#### Problem description
Return all lines from the listing below in which the string "that" occurs.

--- Start of Dataset excerpts ---

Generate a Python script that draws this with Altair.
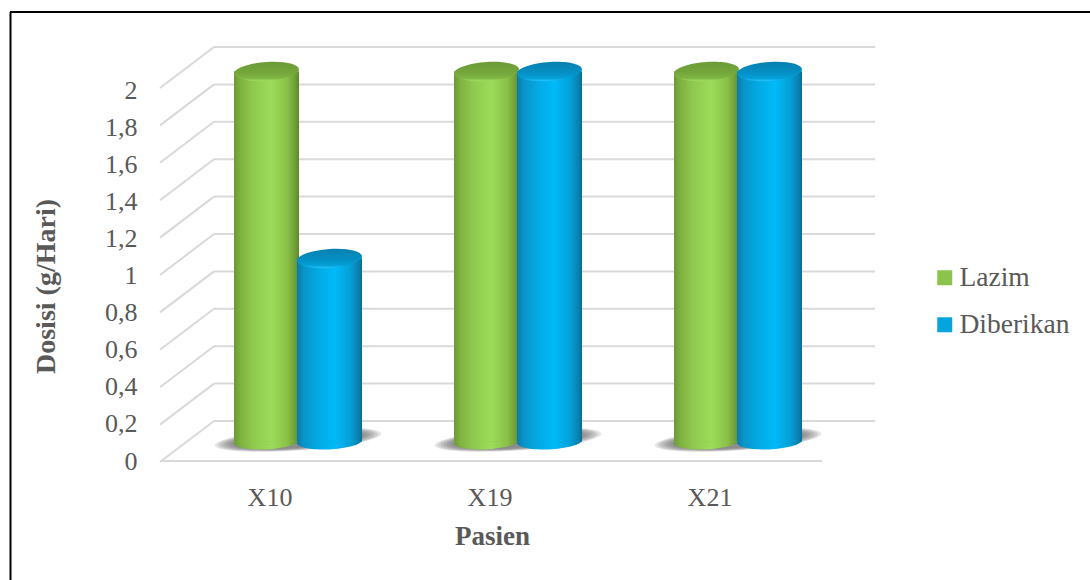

--- End of Dataset excerpts ---
--- Start of Dataset excerpts ---

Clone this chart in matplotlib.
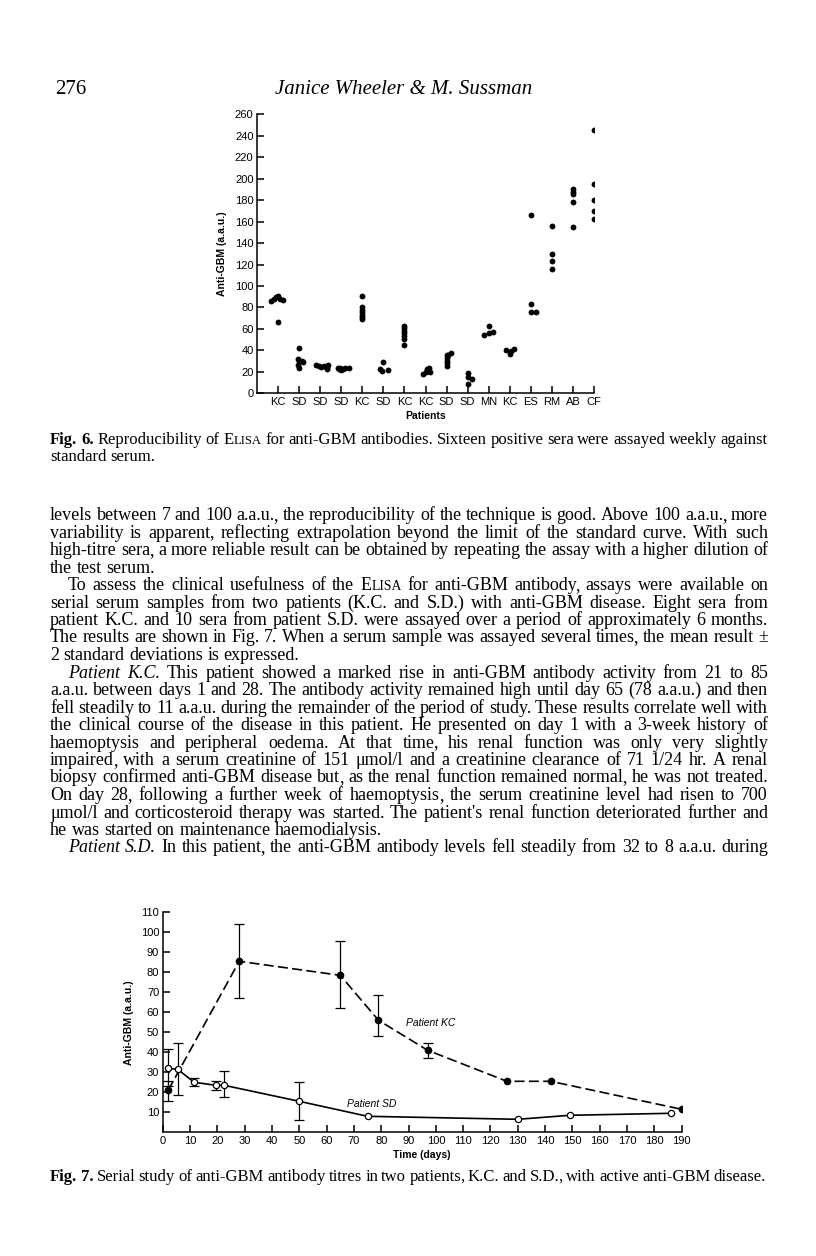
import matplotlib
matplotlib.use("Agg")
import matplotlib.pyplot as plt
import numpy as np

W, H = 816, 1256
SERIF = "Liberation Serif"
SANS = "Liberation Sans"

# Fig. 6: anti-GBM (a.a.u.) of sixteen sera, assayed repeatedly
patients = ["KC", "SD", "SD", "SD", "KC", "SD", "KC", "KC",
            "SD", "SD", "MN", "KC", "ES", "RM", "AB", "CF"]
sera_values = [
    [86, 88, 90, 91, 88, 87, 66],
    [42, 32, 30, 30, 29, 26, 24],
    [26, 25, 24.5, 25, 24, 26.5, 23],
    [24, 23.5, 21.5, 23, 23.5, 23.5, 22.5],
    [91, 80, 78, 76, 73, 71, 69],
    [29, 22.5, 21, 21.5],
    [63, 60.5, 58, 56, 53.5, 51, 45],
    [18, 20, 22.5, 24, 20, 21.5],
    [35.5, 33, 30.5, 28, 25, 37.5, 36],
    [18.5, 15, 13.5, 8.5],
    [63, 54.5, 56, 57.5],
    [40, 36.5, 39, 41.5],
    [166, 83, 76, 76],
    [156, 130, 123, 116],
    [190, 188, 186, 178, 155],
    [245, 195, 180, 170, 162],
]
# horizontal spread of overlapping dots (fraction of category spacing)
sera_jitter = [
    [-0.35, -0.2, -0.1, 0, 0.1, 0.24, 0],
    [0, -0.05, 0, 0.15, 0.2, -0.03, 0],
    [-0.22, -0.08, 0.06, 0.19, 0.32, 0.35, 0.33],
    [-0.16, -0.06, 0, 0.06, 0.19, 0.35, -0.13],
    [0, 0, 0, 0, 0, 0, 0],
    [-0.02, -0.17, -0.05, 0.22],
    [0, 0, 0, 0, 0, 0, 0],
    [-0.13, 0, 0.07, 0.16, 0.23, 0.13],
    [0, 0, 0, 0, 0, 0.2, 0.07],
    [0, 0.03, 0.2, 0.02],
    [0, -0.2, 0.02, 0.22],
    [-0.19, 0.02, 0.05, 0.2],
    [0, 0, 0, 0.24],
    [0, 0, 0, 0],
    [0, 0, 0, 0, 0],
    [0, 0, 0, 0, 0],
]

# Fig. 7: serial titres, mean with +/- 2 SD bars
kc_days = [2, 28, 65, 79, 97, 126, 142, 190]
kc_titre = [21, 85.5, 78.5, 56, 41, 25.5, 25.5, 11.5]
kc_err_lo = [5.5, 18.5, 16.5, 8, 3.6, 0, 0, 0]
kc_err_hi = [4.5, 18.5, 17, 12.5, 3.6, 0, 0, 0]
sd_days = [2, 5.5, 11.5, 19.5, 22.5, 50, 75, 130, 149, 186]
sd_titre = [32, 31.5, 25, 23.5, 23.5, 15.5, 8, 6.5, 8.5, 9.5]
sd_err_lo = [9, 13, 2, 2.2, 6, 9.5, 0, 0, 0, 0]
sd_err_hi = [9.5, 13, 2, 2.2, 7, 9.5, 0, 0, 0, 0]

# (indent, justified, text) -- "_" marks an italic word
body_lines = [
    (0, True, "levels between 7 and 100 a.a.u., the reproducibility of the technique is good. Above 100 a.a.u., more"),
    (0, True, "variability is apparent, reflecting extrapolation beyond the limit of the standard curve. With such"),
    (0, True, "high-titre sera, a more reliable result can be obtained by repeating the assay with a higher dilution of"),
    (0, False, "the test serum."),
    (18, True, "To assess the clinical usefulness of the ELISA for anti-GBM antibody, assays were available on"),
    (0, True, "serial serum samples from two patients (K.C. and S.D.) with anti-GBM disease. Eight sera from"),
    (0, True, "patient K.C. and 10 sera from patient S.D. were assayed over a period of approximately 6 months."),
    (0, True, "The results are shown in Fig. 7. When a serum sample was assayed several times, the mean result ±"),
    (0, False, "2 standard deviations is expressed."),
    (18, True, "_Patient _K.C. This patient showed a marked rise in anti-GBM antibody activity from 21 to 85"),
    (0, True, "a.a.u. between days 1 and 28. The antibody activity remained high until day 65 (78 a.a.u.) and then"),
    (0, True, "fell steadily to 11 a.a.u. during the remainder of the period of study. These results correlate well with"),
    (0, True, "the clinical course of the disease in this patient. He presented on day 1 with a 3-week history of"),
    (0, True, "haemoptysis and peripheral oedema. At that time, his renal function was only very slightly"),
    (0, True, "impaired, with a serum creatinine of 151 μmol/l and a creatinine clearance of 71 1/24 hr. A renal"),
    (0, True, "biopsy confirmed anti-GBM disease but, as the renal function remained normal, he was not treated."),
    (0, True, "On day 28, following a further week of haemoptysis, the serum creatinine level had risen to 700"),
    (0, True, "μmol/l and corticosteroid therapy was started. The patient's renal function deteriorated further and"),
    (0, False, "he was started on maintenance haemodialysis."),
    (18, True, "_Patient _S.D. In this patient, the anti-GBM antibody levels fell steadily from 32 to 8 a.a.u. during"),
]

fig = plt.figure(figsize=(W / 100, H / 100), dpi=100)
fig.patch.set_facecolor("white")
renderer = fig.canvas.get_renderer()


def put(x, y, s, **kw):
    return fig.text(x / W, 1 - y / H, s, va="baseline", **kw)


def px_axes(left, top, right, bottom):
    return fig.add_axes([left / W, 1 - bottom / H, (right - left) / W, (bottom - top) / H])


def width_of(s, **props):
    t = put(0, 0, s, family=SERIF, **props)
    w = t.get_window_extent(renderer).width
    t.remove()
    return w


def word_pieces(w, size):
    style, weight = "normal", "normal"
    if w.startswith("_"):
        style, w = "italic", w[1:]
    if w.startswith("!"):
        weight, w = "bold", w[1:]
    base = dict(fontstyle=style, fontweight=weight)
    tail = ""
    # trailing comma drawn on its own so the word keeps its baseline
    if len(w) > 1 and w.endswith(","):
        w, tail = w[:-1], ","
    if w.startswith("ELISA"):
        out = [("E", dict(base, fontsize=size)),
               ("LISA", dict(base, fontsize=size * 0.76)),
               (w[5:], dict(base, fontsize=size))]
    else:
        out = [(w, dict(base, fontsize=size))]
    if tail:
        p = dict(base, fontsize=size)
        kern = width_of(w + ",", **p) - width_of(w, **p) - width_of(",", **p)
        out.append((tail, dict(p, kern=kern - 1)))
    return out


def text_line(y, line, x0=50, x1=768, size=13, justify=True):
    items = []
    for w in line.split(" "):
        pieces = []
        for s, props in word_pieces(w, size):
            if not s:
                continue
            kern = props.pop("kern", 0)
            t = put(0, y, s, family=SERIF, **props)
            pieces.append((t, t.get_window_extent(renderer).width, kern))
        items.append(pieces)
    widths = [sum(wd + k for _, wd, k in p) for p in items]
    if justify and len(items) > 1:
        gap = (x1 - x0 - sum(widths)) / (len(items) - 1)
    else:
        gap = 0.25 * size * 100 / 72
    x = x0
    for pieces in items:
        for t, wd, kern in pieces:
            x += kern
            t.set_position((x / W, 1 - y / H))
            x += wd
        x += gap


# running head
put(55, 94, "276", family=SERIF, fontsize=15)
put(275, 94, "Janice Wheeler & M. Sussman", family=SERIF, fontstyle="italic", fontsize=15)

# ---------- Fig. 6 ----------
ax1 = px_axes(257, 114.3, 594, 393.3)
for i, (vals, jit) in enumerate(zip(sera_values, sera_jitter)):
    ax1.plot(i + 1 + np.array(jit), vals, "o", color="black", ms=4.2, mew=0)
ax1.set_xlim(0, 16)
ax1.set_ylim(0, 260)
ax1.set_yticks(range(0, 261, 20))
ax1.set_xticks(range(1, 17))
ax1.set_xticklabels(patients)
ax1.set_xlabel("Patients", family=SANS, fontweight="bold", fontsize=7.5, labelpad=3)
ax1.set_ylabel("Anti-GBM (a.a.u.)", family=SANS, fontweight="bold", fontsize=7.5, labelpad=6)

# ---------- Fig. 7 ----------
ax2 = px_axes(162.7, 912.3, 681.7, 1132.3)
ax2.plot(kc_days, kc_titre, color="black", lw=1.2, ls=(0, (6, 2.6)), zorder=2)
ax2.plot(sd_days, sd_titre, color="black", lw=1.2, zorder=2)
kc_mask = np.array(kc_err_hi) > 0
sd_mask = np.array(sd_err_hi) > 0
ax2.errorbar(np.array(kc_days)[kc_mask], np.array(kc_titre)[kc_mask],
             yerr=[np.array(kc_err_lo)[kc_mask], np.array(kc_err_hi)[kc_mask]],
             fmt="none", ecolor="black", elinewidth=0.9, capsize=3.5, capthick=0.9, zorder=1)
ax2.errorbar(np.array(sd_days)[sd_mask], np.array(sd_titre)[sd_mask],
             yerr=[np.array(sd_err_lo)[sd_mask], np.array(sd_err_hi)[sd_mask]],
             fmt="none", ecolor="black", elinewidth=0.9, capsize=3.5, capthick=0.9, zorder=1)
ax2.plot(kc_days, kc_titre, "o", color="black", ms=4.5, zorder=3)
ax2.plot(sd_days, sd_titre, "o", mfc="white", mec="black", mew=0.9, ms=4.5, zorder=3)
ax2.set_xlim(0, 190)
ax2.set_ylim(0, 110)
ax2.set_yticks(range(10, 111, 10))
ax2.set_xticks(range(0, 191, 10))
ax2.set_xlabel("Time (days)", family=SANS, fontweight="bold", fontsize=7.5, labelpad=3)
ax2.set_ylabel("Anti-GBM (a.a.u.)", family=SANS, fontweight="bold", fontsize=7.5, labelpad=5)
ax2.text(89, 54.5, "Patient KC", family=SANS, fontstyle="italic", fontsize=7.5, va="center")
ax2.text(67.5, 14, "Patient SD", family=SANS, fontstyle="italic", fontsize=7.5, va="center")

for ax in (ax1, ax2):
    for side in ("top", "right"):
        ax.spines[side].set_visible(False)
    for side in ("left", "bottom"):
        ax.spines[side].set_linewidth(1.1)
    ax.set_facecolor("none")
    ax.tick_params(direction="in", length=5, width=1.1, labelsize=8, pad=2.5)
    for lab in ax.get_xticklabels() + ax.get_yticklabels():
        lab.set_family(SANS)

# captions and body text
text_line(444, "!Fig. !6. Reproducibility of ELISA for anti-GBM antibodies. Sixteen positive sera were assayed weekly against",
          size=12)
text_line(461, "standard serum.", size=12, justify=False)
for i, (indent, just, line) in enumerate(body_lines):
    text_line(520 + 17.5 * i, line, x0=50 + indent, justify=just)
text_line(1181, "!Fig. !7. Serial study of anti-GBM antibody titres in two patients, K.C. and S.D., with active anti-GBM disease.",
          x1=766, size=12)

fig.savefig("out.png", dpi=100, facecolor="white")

--- End of Dataset excerpts ---

#### The reply
Generate a Python script that draws this with Altair.
    (0, True, "haemoptysis and peripheral oedema. At that time, his renal function was only very slightly"),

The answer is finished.